WHAT TO DO: Copy out all lines where "React" appears.

···

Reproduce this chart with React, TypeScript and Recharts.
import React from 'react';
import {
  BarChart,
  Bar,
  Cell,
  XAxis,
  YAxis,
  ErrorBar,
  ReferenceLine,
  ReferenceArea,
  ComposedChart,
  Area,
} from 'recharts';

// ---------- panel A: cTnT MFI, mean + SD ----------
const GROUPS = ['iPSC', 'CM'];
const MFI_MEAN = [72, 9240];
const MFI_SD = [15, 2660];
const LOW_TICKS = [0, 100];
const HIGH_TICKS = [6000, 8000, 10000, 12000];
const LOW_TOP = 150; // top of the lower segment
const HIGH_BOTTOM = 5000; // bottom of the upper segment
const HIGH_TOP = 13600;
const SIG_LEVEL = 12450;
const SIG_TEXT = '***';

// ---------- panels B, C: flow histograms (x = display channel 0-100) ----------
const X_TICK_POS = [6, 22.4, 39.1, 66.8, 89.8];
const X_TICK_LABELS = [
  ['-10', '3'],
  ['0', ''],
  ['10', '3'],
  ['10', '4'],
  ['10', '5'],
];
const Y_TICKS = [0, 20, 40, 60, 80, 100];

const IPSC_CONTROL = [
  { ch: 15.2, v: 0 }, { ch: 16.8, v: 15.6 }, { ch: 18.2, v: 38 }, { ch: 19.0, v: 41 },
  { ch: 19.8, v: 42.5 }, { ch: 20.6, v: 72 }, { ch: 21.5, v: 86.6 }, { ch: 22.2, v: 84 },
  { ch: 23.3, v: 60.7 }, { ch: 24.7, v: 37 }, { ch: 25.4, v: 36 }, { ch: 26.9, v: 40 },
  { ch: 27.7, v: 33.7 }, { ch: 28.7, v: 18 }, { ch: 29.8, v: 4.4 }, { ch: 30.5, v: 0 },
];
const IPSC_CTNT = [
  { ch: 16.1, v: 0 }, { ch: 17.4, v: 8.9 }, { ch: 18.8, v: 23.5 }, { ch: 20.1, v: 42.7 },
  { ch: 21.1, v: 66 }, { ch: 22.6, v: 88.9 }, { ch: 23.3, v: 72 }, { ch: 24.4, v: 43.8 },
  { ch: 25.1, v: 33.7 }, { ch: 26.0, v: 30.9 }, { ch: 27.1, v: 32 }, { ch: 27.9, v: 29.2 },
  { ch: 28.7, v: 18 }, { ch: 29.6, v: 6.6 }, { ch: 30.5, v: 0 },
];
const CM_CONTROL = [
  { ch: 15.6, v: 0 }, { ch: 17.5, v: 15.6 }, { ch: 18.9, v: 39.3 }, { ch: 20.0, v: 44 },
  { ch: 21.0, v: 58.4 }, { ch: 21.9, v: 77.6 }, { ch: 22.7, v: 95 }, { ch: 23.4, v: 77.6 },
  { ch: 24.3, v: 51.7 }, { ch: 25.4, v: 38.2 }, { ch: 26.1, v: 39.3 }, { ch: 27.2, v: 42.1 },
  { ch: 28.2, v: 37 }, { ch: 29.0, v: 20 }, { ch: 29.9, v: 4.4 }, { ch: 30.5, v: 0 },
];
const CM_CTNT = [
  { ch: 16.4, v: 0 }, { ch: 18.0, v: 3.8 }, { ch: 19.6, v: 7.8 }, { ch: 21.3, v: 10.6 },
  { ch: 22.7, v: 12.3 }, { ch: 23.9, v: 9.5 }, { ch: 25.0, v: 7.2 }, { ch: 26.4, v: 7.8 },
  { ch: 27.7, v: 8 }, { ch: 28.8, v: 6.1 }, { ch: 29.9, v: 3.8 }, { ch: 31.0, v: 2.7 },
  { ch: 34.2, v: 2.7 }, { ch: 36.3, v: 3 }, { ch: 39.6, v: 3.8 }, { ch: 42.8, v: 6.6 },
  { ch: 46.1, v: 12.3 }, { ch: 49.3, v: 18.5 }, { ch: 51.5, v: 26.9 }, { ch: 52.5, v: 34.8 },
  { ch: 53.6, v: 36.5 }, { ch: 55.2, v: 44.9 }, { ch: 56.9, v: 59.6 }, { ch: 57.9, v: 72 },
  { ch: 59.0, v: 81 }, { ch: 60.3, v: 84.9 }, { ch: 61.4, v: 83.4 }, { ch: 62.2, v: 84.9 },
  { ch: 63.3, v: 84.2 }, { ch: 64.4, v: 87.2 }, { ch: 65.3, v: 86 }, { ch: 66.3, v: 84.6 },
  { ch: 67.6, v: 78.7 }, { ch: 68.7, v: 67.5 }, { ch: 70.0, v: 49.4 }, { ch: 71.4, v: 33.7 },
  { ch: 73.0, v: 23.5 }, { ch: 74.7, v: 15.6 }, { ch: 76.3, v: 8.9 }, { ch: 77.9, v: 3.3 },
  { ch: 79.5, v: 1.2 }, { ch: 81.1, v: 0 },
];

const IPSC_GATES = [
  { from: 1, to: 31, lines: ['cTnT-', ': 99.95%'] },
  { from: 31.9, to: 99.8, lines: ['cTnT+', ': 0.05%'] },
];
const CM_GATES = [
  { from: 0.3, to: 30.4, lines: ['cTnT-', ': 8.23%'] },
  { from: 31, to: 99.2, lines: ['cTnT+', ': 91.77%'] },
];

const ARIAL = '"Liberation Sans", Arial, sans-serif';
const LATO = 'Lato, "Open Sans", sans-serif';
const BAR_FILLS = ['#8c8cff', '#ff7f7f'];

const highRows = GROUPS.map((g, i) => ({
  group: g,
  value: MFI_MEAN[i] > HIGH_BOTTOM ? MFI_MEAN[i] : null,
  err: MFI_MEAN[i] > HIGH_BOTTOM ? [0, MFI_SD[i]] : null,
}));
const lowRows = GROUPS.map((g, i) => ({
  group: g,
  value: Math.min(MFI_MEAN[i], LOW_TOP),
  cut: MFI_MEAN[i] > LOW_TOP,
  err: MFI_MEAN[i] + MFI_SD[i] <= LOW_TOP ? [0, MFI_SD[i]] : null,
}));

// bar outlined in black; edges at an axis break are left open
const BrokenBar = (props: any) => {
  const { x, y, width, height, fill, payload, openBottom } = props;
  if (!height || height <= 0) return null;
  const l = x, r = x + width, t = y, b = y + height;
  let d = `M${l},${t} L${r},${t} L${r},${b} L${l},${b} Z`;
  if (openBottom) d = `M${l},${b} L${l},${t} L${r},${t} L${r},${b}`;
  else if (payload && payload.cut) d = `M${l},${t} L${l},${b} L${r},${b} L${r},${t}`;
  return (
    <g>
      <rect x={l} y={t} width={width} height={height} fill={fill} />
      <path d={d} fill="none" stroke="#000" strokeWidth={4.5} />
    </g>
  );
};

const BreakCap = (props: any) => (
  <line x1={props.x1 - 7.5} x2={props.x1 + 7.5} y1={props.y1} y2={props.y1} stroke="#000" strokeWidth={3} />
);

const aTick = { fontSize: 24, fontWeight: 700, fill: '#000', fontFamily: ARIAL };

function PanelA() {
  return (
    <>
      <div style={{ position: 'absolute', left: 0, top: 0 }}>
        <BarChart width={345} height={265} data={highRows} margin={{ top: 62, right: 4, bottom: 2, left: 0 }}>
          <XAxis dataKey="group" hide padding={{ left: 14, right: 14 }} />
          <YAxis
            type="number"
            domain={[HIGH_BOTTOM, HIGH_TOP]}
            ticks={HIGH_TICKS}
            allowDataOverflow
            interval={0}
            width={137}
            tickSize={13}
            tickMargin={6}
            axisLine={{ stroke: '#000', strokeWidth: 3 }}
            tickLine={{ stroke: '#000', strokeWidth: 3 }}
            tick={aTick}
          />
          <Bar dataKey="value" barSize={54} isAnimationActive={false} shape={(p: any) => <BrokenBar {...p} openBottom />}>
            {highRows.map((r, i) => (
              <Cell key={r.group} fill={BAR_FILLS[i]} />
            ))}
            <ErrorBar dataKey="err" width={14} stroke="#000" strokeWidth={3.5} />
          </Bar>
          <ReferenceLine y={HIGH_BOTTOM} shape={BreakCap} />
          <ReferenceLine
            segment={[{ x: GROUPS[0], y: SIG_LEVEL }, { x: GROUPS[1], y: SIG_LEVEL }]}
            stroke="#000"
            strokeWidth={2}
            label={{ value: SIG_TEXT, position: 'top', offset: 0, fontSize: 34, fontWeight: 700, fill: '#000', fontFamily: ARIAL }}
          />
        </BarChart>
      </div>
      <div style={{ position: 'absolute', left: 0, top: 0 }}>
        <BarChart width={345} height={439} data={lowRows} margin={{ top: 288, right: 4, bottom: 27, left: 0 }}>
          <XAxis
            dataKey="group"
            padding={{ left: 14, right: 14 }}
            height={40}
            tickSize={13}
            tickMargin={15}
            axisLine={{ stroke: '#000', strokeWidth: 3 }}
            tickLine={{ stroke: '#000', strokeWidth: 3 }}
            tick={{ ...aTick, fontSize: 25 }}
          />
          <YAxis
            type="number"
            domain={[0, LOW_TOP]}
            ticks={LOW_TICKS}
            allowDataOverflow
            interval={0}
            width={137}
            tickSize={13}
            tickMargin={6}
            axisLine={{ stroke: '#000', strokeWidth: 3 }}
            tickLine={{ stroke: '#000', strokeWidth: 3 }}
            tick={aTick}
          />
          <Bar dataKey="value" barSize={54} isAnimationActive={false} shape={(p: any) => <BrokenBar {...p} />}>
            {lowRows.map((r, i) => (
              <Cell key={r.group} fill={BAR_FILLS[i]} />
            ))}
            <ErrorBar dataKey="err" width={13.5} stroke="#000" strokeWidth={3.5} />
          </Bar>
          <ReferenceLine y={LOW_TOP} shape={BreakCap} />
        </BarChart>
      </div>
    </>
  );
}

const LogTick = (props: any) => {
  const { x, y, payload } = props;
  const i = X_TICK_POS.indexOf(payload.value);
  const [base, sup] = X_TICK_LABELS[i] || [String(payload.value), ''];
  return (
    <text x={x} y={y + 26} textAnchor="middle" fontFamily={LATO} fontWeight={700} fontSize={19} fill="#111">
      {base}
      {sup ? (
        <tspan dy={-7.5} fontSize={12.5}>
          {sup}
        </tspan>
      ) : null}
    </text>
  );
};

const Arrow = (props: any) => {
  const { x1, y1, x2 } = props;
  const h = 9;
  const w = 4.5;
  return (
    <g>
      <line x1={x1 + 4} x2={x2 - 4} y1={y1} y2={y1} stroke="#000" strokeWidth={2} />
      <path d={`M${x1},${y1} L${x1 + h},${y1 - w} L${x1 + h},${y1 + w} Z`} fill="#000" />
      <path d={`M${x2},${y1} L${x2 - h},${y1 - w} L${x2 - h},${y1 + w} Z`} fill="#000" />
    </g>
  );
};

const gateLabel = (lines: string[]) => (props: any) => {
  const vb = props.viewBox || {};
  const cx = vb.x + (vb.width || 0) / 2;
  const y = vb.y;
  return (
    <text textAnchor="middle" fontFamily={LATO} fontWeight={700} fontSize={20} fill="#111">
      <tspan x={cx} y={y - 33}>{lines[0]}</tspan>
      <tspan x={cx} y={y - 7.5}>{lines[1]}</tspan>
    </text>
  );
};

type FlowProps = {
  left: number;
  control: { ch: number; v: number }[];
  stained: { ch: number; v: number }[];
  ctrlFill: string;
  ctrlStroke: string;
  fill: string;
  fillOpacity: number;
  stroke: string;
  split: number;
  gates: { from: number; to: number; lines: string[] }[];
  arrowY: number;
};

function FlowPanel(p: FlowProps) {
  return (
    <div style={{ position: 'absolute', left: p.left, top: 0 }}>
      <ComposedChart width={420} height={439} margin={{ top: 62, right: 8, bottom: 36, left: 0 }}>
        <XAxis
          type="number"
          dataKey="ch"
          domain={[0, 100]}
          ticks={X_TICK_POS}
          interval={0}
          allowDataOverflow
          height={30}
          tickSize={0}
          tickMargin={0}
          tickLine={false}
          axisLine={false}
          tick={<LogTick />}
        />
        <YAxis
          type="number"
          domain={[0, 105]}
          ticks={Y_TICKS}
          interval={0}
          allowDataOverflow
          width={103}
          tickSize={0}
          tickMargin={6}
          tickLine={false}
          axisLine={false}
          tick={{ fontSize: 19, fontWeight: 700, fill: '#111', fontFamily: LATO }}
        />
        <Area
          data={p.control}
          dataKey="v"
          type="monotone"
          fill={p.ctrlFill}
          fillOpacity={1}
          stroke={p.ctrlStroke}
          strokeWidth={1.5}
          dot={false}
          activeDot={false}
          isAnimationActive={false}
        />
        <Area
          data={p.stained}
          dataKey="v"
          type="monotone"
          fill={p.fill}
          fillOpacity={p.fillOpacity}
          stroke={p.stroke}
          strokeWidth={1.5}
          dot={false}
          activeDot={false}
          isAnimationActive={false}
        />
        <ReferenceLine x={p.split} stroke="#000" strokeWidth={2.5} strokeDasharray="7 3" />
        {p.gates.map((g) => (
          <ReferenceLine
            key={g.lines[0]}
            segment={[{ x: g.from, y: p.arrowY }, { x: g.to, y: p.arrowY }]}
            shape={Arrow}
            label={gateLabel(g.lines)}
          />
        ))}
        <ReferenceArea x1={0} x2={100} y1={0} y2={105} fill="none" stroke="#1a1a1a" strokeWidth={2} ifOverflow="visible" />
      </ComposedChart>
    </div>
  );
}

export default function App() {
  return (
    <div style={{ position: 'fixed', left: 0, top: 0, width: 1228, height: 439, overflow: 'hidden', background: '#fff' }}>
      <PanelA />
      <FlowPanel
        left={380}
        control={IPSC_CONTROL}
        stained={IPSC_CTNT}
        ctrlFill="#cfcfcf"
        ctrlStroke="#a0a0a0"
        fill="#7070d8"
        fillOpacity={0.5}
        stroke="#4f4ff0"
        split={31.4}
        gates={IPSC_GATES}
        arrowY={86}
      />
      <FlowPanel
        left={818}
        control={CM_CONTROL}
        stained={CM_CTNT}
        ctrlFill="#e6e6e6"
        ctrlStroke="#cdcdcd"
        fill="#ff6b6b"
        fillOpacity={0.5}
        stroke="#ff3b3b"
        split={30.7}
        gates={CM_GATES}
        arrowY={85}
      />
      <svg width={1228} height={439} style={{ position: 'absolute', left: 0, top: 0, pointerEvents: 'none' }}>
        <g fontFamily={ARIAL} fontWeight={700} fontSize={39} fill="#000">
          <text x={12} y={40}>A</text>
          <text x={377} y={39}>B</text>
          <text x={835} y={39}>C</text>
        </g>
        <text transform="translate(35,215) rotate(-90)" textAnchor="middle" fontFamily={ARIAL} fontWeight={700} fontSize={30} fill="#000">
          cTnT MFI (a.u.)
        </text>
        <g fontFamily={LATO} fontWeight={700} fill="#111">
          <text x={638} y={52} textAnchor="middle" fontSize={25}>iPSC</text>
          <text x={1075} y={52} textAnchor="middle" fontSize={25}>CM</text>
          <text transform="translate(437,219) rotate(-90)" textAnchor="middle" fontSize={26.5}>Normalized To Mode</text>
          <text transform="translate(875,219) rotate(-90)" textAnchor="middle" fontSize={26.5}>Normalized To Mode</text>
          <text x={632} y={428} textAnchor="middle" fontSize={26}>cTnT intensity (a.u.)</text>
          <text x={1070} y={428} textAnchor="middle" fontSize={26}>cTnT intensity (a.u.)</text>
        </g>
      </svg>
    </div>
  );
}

···

TASK OUTPUT:
Reproduce this chart with React, TypeScript and Recharts.
import React from 'react';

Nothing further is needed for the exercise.